Other Cities Facing Bankruptcy

http://www.dailybreeze.com/ci_21079121/pensions-loss-tax-revenue-puts-other-cities-at?source=rss_viewed

I believe that the "salad days" of generous pensions and benefits to public employees is now over.

So says Columnist Pat Buchanan. He is pessimistic about a possible downward spiral, convinced that spending cuts and tax increases will drive residents out of failing cities and into neighboring states, exacerbating the spiral of declining city revenue and social cohesion in the suffering cities throughout the state of California,

Mr. Buchanan's signature cynicism shines through once again, and casts a harsh yet hollow glow. I think that this heavy trend of severe budget cuts and necessary market corrections are all for the best -- finally, city leaders will have to amass the courage to cut benefits to once-powerful public sector unions en masse.

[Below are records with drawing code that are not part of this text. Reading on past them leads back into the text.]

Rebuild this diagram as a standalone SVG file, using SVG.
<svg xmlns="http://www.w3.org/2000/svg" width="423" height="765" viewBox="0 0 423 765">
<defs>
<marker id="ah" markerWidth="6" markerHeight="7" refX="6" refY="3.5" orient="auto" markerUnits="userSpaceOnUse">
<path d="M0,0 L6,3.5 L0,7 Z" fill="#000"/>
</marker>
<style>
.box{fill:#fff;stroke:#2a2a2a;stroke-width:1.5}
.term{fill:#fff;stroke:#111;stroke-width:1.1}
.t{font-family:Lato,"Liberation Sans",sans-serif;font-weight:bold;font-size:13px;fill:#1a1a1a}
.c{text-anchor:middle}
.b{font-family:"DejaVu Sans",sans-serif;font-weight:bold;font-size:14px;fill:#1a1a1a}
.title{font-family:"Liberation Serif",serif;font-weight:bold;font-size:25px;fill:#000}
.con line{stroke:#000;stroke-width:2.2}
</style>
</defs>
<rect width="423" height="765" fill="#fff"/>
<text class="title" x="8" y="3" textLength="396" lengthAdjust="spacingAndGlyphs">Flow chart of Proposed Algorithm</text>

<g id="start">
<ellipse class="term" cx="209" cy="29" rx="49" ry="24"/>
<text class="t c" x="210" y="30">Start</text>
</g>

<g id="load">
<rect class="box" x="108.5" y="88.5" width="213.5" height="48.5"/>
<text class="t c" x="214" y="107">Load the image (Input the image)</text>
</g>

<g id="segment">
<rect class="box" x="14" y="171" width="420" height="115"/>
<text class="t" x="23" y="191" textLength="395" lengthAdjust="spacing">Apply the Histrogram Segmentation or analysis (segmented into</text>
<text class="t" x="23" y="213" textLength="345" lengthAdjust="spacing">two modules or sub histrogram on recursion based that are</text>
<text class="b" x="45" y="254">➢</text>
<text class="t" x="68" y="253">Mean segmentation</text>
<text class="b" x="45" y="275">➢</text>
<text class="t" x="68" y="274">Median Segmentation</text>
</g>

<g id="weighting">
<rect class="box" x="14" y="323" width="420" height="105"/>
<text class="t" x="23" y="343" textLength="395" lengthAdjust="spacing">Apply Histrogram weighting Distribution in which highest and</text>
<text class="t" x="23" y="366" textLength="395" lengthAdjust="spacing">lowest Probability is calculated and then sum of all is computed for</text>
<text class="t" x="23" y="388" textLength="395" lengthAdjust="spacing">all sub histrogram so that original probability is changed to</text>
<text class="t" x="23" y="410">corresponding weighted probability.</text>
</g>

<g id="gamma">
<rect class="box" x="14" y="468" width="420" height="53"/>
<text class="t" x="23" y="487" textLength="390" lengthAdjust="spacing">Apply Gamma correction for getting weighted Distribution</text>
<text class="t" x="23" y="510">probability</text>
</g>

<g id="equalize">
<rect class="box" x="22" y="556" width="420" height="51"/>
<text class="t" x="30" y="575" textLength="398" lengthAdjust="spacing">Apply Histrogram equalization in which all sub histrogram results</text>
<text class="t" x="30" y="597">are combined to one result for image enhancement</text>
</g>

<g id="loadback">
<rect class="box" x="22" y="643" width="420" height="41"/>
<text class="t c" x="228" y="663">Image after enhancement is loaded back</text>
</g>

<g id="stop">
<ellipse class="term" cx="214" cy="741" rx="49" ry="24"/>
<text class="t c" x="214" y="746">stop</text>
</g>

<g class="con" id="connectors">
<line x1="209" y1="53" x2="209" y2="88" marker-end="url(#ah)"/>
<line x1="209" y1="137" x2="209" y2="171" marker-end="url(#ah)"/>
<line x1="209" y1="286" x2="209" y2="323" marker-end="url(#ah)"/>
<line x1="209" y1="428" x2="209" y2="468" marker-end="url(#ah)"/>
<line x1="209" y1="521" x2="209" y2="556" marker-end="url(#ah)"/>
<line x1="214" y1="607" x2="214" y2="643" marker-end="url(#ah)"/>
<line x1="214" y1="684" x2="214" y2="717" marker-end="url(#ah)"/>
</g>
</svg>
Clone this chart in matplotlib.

Public sector unions have elected complaisant and complicit leadership for too long, provoking them into offering over-generous contracts, which have eroded and ultimately dried out the tax based of municipal governments.

City leaders in the past had no business pledging so much money, including the onerous obligations into the distant future, regardless of the investment funding which was supposed to keep the pension funds flush, in good times or in bad.

Employees need to be responsible for their own fiscal future. They know better what quality of life that they want to create for themselves. They have the insight and the authority to diversify investments or save their money for a rainy day.

The government has to get out of the financier business. Though a growing number of voters may suspect Wall Street of unmitigating fraud and graft, the state deals in such folly and loss in far greater measure, with far more disastrous results for the taxpayer, who suffers the losses.